__AIM OF THE TASK__. Look for the line containing "Give me the matplotlib source for this chart." and the line containing "j_b4c5 = [2.10, 2.89, 3.54, 4.42, 5.64, 6.71, 8.21, 12.3, 13.7]"; retype them and all lines between, exactly, and leave out the pictures.

----- RECORDS FOR THIS EXERCISE

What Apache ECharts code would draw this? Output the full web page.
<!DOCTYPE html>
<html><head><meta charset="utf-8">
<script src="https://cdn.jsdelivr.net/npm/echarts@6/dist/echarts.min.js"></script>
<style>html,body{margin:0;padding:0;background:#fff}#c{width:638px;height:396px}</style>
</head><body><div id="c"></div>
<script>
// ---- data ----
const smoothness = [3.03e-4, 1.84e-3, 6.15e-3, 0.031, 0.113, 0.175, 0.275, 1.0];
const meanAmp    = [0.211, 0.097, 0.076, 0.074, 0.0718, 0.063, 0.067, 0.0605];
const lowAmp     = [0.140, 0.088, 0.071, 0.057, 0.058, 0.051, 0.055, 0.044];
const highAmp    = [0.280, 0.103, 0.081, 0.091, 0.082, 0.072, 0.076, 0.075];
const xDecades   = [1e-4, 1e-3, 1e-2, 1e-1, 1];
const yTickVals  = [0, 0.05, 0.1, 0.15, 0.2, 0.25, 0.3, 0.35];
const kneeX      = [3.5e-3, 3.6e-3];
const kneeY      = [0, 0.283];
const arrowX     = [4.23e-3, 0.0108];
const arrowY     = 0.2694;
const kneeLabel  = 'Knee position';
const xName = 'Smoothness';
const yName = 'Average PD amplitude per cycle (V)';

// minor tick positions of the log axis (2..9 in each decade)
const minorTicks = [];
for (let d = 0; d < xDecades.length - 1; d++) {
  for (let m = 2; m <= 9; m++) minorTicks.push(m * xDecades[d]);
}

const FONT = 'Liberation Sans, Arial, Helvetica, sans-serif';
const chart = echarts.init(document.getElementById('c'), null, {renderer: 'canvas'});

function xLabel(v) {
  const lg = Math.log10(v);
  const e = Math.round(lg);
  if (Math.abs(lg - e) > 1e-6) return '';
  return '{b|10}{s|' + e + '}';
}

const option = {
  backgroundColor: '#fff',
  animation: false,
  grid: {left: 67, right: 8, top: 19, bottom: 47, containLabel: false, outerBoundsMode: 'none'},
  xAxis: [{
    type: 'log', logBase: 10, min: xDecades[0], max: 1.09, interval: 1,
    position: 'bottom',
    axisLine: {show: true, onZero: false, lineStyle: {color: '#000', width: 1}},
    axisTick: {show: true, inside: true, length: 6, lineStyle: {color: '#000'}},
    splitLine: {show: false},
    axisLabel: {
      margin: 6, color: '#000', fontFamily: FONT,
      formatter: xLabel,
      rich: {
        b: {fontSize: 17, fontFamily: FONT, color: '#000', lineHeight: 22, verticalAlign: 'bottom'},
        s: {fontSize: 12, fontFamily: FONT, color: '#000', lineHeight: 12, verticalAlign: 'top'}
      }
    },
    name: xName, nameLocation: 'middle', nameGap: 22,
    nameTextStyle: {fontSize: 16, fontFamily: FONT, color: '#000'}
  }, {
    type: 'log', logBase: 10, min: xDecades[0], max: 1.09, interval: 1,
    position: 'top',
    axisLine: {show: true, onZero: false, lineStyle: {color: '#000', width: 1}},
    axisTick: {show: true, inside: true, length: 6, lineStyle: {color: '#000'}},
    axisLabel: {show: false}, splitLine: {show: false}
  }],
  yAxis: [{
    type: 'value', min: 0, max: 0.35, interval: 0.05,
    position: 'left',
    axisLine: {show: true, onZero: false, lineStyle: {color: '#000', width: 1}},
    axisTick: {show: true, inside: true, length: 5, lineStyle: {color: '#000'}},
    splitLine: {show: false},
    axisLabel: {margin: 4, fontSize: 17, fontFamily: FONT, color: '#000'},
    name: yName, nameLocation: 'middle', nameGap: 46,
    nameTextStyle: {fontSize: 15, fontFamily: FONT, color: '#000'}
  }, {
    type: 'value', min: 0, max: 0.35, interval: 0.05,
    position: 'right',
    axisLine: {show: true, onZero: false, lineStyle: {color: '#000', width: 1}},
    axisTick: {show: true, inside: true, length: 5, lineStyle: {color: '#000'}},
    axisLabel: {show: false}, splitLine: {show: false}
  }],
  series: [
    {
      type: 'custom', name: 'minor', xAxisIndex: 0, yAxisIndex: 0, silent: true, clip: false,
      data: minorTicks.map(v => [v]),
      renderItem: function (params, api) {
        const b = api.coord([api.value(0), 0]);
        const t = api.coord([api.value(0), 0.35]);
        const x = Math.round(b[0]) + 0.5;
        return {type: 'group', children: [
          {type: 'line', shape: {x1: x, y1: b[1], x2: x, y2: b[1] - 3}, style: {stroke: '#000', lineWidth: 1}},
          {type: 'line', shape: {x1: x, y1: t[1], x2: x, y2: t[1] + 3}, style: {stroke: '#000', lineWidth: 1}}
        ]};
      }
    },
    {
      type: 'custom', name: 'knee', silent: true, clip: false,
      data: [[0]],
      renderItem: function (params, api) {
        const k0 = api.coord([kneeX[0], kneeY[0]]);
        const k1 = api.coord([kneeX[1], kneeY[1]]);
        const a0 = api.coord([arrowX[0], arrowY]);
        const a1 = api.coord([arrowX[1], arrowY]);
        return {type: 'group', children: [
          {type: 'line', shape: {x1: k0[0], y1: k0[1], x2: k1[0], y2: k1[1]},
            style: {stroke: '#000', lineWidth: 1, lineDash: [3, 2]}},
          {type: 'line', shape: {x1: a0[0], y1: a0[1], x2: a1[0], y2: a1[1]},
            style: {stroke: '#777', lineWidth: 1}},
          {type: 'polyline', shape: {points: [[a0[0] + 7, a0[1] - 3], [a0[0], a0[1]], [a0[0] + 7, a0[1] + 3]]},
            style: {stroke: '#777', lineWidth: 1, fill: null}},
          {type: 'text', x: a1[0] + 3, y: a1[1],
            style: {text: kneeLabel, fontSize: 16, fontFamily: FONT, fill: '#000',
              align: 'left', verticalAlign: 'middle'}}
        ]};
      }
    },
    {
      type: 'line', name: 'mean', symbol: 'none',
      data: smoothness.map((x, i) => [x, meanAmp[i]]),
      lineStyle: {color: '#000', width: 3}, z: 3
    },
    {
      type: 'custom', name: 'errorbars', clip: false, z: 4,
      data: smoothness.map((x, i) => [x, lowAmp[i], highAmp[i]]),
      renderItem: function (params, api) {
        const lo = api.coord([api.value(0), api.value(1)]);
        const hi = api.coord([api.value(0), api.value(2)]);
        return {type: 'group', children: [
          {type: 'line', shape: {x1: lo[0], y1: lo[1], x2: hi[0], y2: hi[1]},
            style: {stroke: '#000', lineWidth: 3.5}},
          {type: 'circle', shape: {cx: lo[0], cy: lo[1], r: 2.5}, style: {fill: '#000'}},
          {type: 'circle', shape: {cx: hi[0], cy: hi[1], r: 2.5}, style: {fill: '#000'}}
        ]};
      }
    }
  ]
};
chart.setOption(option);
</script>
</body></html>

----------
----- RECORDS FOR THIS EXERCISE

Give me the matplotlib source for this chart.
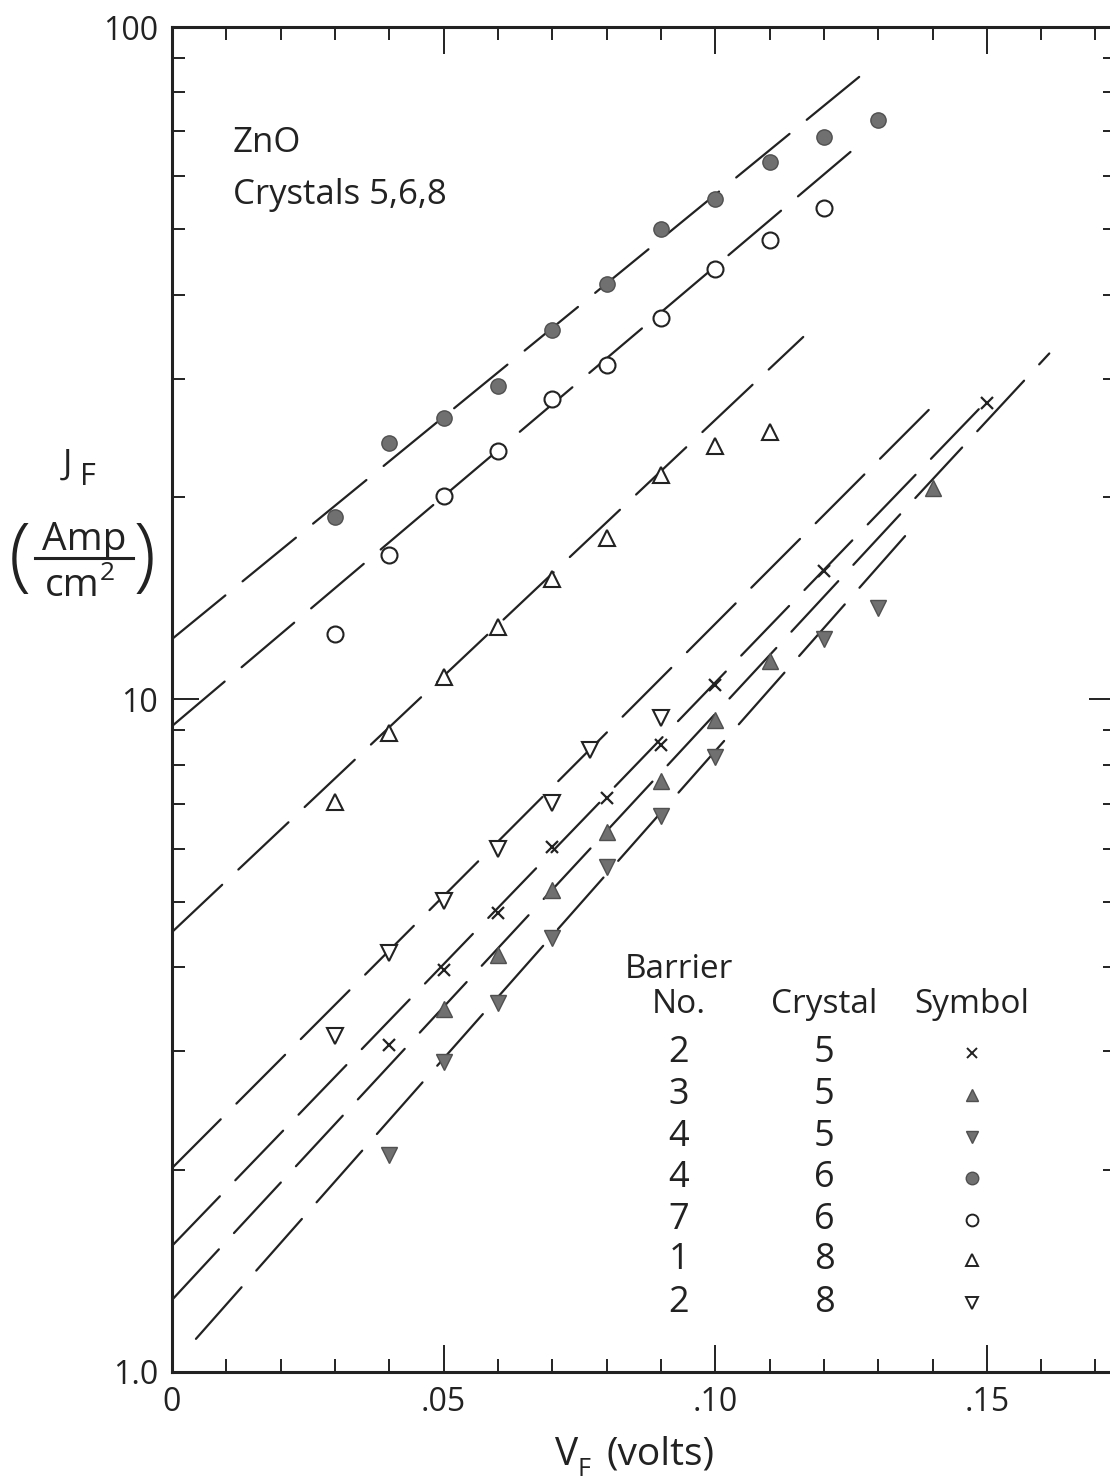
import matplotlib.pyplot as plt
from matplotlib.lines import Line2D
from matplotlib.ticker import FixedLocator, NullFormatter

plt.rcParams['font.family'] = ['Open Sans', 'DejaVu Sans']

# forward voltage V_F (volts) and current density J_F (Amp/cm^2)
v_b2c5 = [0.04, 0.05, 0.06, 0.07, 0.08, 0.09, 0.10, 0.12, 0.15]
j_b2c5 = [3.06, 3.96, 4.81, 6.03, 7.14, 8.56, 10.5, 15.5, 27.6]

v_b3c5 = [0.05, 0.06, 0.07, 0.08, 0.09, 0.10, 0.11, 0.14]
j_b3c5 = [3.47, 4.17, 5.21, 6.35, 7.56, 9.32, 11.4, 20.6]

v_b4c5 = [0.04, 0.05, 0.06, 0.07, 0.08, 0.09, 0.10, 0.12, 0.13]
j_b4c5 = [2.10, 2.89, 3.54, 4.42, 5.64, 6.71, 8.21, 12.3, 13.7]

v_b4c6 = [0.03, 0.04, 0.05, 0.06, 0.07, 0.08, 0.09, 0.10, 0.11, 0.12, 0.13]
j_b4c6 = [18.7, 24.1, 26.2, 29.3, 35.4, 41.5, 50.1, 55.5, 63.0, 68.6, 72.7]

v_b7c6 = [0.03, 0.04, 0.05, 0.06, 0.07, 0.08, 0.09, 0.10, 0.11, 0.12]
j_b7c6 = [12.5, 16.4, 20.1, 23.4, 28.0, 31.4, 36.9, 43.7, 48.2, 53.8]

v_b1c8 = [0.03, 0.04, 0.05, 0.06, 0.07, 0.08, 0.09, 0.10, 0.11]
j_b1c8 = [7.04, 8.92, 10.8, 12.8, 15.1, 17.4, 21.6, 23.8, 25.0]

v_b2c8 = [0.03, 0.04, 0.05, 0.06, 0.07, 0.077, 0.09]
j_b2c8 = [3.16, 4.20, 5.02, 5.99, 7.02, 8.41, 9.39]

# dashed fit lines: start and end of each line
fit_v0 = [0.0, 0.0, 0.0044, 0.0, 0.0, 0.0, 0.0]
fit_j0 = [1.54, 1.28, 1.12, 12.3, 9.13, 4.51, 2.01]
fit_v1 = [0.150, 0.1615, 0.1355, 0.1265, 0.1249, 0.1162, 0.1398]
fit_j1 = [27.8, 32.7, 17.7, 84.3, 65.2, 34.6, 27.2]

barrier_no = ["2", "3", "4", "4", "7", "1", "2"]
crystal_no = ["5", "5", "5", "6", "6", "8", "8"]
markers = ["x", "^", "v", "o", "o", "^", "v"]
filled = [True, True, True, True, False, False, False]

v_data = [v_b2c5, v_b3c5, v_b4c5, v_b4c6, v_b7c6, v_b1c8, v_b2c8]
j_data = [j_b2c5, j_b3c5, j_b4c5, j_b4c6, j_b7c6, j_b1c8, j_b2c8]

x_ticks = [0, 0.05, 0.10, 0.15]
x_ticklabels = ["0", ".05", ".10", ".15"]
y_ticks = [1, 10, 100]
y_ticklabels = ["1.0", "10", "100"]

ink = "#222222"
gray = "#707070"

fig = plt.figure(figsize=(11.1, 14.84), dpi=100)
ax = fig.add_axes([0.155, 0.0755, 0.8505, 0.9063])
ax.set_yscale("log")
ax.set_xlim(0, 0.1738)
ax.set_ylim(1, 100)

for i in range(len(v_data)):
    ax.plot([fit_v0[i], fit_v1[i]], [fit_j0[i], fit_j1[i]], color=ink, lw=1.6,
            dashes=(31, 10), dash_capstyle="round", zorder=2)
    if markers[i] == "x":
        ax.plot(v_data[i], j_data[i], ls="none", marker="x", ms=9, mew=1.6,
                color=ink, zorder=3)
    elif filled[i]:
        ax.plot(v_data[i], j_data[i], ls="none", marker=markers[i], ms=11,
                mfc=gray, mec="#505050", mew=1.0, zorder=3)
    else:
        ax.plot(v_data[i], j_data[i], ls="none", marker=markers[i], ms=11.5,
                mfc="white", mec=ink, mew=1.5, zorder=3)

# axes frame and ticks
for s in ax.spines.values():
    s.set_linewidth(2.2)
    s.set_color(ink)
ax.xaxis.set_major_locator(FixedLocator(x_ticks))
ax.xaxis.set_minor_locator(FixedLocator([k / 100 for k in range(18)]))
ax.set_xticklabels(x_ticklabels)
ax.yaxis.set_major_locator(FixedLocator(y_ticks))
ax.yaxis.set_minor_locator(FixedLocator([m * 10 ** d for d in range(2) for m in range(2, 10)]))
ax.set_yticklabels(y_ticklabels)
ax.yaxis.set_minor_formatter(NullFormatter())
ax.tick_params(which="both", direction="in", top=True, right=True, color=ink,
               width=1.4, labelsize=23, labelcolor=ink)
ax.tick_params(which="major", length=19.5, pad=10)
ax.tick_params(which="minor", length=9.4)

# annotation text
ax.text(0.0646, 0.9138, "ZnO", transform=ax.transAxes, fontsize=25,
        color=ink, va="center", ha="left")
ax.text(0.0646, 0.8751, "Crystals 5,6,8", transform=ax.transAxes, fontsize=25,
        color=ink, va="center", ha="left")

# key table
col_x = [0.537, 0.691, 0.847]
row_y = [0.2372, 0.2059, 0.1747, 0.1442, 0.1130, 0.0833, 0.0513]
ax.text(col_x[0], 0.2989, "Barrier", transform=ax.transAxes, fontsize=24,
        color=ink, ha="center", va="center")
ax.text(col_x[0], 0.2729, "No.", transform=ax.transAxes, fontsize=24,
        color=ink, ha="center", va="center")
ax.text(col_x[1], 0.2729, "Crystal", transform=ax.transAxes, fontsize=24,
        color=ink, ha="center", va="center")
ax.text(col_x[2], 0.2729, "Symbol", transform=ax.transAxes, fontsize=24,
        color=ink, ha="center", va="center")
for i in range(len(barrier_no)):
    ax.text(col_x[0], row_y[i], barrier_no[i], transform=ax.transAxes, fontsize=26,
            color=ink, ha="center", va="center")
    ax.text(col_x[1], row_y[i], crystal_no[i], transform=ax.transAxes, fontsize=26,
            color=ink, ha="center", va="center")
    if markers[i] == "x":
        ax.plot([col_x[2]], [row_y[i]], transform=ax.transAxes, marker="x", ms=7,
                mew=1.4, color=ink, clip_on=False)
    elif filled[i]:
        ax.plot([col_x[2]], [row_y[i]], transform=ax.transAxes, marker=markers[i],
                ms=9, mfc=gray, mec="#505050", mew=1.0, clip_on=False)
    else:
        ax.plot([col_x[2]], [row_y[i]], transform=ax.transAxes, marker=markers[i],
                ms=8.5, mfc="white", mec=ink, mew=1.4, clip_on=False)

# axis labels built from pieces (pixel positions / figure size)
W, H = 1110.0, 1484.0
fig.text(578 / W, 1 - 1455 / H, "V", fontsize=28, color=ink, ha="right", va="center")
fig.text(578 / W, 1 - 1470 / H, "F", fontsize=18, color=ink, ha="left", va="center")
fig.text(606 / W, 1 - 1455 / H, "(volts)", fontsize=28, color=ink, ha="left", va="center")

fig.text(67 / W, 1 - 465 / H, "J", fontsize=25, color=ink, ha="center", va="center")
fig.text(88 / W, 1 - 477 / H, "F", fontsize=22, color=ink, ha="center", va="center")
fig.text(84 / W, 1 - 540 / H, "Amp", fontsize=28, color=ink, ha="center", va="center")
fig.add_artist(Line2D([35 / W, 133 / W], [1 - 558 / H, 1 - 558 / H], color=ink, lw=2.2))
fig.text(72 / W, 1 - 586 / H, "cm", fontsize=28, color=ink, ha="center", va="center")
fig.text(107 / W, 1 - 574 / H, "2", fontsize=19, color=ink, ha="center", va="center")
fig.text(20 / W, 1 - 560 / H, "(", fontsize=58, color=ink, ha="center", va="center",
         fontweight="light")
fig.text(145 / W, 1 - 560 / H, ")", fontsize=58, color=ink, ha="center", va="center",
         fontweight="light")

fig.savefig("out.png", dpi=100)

----------

__SOLUTION__.
Give me the matplotlib source for this chart.
import matplotlib.pyplot as plt
from matplotlib.lines import Line2D
from matplotlib.ticker import FixedLocator, NullFormatter

plt.rcParams['font.family'] = ['Open Sans', 'DejaVu Sans']

# forward voltage V_F (volts) and current density J_F (Amp/cm^2)
v_b2c5 = [0.04, 0.05, 0.06, 0.07, 0.08, 0.09, 0.10, 0.12, 0.15]
j_b2c5 = [3.06, 3.96, 4.81, 6.03, 7.14, 8.56, 10.5, 15.5, 27.6]

v_b3c5 = [0.05, 0.06, 0.07, 0.08, 0.09, 0.10, 0.11, 0.14]
j_b3c5 = [3.47, 4.17, 5.21, 6.35, 7.56, 9.32, 11.4, 20.6]

v_b4c5 = [0.04, 0.05, 0.06, 0.07, 0.08, 0.09, 0.10, 0.12, 0.13]
j_b4c5 = [2.10, 2.89, 3.54, 4.42, 5.64, 6.71, 8.21, 12.3, 13.7]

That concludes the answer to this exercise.